* _Supplied information_:
▬▬▬

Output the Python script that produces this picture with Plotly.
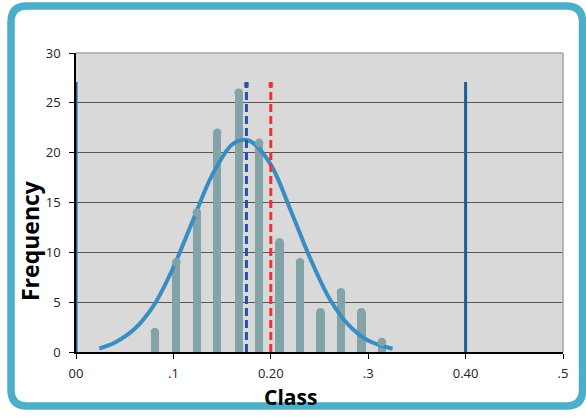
import plotly.graph_objects as go

# ---- data ----
bar_x = [0.081, 0.103, 0.124, 0.145, 0.167, 0.188, 0.209, 0.230, 0.251, 0.272, 0.293, 0.314]
bar_freq = [2, 9, 14, 22, 26, 21, 11, 9, 4, 6, 4, 1]

curve_x = [0.024, 0.04, 0.06, 0.08, 0.10, 0.12, 0.14, 0.16, 0.172, 0.18, 0.20, 0.22, 0.24, 0.26, 0.28, 0.30, 0.325]
curve_y = [0.35, 0.95, 2.3, 4.7, 8.5, 13.2, 17.8, 20.8, 21.3, 21.1, 18.8, 14.3, 9.5, 5.4, 2.7, 1.15, 0.33]

mean_x = 0.175
median_x = 0.200
limit_x = [0.0, 0.40]
line_top = 27.1

tick_vals = [0, 0.1, 0.2, 0.3, 0.4, 0.5]
tick_text = ["00", ".1", "0.20", ".3", "0.40", ".5"]

W, H = 586, 418
ML, MR, MT, MB = 76, 23, 53, 66
PW, PH = W - ML - MR, H - MT - MB


def P(px, py):
    return (px - ML) / PW, (H - MB - py) / PH


bar_color = "#82A4A9"
fig = go.Figure()

# normal curve
fig.add_trace(go.Scatter(x=curve_x, y=curve_y, mode="lines", line=dict(color="#3A8DC4", width=4, shape="spline"),
                         hoverinfo="skip", showlegend=False))
# bars
fig.add_trace(go.Bar(x=bar_x, y=bar_freq, width=0.0085, marker=dict(color=bar_color, line=dict(width=0)),
                     showlegend=False))
# rounded caps
fig.add_trace(go.Scatter(x=bar_x, y=bar_freq, mode="markers", marker=dict(color=bar_color, size=8.5, symbol="circle",
                         line=dict(width=0)), cliponaxis=False, showlegend=False, hoverinfo="skip"))
# solid limit lines
for lx in limit_x:
    fig.add_trace(go.Scatter(x=[lx, lx], y=[0, line_top], mode="lines", line=dict(color="#1F5B98", width=3),
                             cliponaxis=False, showlegend=False, hoverinfo="skip"))
# dashed lines
for lx, col in [(mean_x, "#2752A8"), (median_x, "#EE3030")]:
    fig.add_trace(go.Scatter(x=[lx, lx], y=[0, line_top], mode="lines", line=dict(color=col, width=3, dash="8px,4px"),
                             cliponaxis=False, showlegend=False, hoverinfo="skip"))
    fig.add_trace(go.Scatter(x=[lx, lx], y=[line_top - 0.3, -0.2], mode="markers",
                             marker=dict(color=col, size=[5, 5], symbol=["square", "triangle-down"], line=dict(width=0)),
                             cliponaxis=False, showlegend=False, hoverinfo="skip"))

# rounded outer frame
L, R, T, B, r = 11, 582.5, 6, 406, 16
def pt(px, py):
    x, y = P(px, py)
    return f"{x:.5f},{y:.5f}"
path = (f"M {pt(L + r, T)} L {pt(R - r, T)} Q {pt(R, T)} {pt(R, T + r)} L {pt(R, B - r)} "
        f"Q {pt(R, B)} {pt(R - r, B)} L {pt(L + r, B)} Q {pt(L, B)} {pt(L, B - r)} L {pt(L, T + r)} "
        f"Q {pt(L, T)} {pt(L + r, T)} Z")

shapes = [
    dict(type="path", xref="paper", yref="paper", path=path, line=dict(color="#4AAFC7", width=7.5), layer="above"),
    dict(type="line", xref="paper", yref="paper", x0=0, x1=1, y0=1, y1=1, line=dict(color="#A6A6A6", width=1.5)),
    dict(type="line", xref="paper", yref="paper", x0=1, x1=1, y0=0, y1=1, line=dict(color="#A6A6A6", width=1.5)),
]

fx, fy = P(30, 241)
cx, cy = P(290, 397)
annotations = [
    dict(text="<b>Frequency</b>", xref="paper", yref="paper", x=fx, y=fy, showarrow=False, textangle=-90,
         font=dict(family="Open Sans", size=23, color="#000"), xanchor="center", yanchor="middle"),
    dict(text="<b>Class</b>", xref="paper", yref="paper", x=cx, y=cy, showarrow=False,
         font=dict(family="Open Sans", size=21, color="#000"), xanchor="center", yanchor="middle"),
]

fig.update_layout(
    width=W, height=H, margin=dict(l=ML, r=MR, t=MT, b=MB),
    paper_bgcolor="white", plot_bgcolor="#D9D9D9",
    shapes=shapes, annotations=annotations, bargap=0,
    font=dict(family="Open Sans", size=13, color="#222"),
    xaxis=dict(range=[0, 0.5], tickvals=tick_vals, ticktext=tick_text, showgrid=False, zeroline=False,
               showline=True, linecolor="#000", linewidth=1.5, ticks="outside", ticklen=5, tickcolor="#000",
               tickwidth=1.2, ticklabelstandoff=4),
    yaxis=dict(range=[0, 30], tickvals=[0, 5, 10, 15, 20, 25, 30], showgrid=True, gridcolor="#555555", gridwidth=1.3,
               zeroline=False, showline=True, linecolor="#000", linewidth=1.5, ticks="outside", ticklen=5,
               tickcolor="#000", tickwidth=1.2, ticklabelstandoff=6),
)

fig.write_html("out.html", config={"displayModeBar": False},
               post_script="document.body.style.margin='0';document.body.style.overflow='hidden';")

▬▬▬

* _Your task_: Leave out the pictures and reproduce the rest of the listing exactly.

* _Response below_:
Output the Python script that produces this picture with Plotly.
import plotly.graph_objects as go

# ---- data ----
bar_x = [0.081, 0.103, 0.124, 0.145, 0.167, 0.188, 0.209, 0.230, 0.251, 0.272, 0.293, 0.314]
bar_freq = [2, 9, 14, 22, 26, 21, 11, 9, 4, 6, 4, 1]

curve_x = [0.024, 0.04, 0.06, 0.08, 0.10, 0.12, 0.14, 0.16, 0.172, 0.18, 0.20, 0.22, 0.24, 0.26, 0.28, 0.30, 0.325]
curve_y = [0.35, 0.95, 2.3, 4.7, 8.5, 13.2, 17.8, 20.8, 21.3, 21.1, 18.8, 14.3, 9.5, 5.4, 2.7, 1.15, 0.33]

mean_x = 0.175
median_x = 0.200
limit_x = [0.0, 0.40]
line_top = 27.1

tick_vals = [0, 0.1, 0.2, 0.3, 0.4, 0.5]
tick_text = ["00", ".1", "0.20", ".3", "0.40", ".5"]

W, H = 586, 418
ML, MR, MT, MB = 76, 23, 53, 66
PW, PH = W - ML - MR, H - MT - MB


def P(px, py):
    return (px - ML) / PW, (H - MB - py) / PH


bar_color = "#82A4A9"
fig = go.Figure()

# normal curve
fig.add_trace(go.Scatter(x=curve_x, y=curve_y, mode="lines", line=dict(color="#3A8DC4", width=4, shape="spline"),
                         hoverinfo="skip", showlegend=False))
# bars
fig.add_trace(go.Bar(x=bar_x, y=bar_freq, width=0.0085, marker=dict(color=bar_color, line=dict(width=0)),
                     showlegend=False))
# rounded caps
fig.add_trace(go.Scatter(x=bar_x, y=bar_freq, mode="markers", marker=dict(color=bar_color, size=8.5, symbol="circle",
                         line=dict(width=0)), cliponaxis=False, showlegend=False, hoverinfo="skip"))
# solid limit lines
for lx in limit_x:
    fig.add_trace(go.Scatter(x=[lx, lx], y=[0, line_top], mode="lines", line=dict(color="#1F5B98", width=3),
                             cliponaxis=False, showlegend=False, hoverinfo="skip"))
# dashed lines
for lx, col in [(mean_x, "#2752A8"), (median_x, "#EE3030")]:
    fig.add_trace(go.Scatter(x=[lx, lx], y=[0, line_top], mode="lines", line=dict(color=col, width=3, dash="8px,4px"),
                             cliponaxis=False, showlegend=False, hoverinfo="skip"))
    fig.add_trace(go.Scatter(x=[lx, lx], y=[line_top - 0.3, -0.2], mode="markers",
                             marker=dict(color=col, size=[5, 5], symbol=["square", "triangle-down"], line=dict(width=0)),
                             cliponaxis=False, showlegend=False, hoverinfo="skip"))

# rounded outer frame
L, R, T, B, r = 11, 582.5, 6, 406, 16
def pt(px, py):
    x, y = P(px, py)
    return f"{x:.5f},{y:.5f}"
path = (f"M {pt(L + r, T)} L {pt(R - r, T)} Q {pt(R, T)} {pt(R, T + r)} L {pt(R, B - r)} "
        f"Q {pt(R, B)} {pt(R - r, B)} L {pt(L + r, B)} Q {pt(L, B)} {pt(L, B - r)} L {pt(L, T + r)} "
        f"Q {pt(L, T)} {pt(L + r, T)} Z")

shapes = [
    dict(type="path", xref="paper", yref="paper", path=path, line=dict(color="#4AAFC7", width=7.5), layer="above"),
    dict(type="line", xref="paper", yref="paper", x0=0, x1=1, y0=1, y1=1, line=dict(color="#A6A6A6", width=1.5)),
    dict(type="line", xref="paper", yref="paper", x0=1, x1=1, y0=0, y1=1, line=dict(color="#A6A6A6", width=1.5)),
]

fx, fy = P(30, 241)
cx, cy = P(290, 397)
annotations = [
    dict(text="<b>Frequency</b>", xref="paper", yref="paper", x=fx, y=fy, showarrow=False, textangle=-90,
         font=dict(family="Open Sans", size=23, color="#000"), xanchor="center", yanchor="middle"),
    dict(text="<b>Class</b>", xref="paper", yref="paper", x=cx, y=cy, showarrow=False,
         font=dict(family="Open Sans", size=21, color="#000"), xanchor="center", yanchor="middle"),
]

fig.update_layout(
    width=W, height=H, margin=dict(l=ML, r=MR, t=MT, b=MB),
    paper_bgcolor="white", plot_bgcolor="#D9D9D9",
    shapes=shapes, annotations=annotations, bargap=0,
    font=dict(family="Open Sans", size=13, color="#222"),
    xaxis=dict(range=[0, 0.5], tickvals=tick_vals, ticktext=tick_text, showgrid=False, zeroline=False,
               showline=True, linecolor="#000", linewidth=1.5, ticks="outside", ticklen=5, tickcolor="#000",
               tickwidth=1.2, ticklabelstandoff=4),
    yaxis=dict(range=[0, 30], tickvals=[0, 5, 10, 15, 20, 25, 30], showgrid=True, gridcolor="#555555", gridwidth=1.3,
               zeroline=False, showline=True, linecolor="#000", linewidth=1.5, ticks="outside", ticklen=5,
               tickcolor="#000", tickwidth=1.2, ticklabelstandoff=6),
)

fig.write_html("out.html", config={"displayModeBar": False},
               post_script="document.body.style.margin='0';document.body.style.overflow='hidden';")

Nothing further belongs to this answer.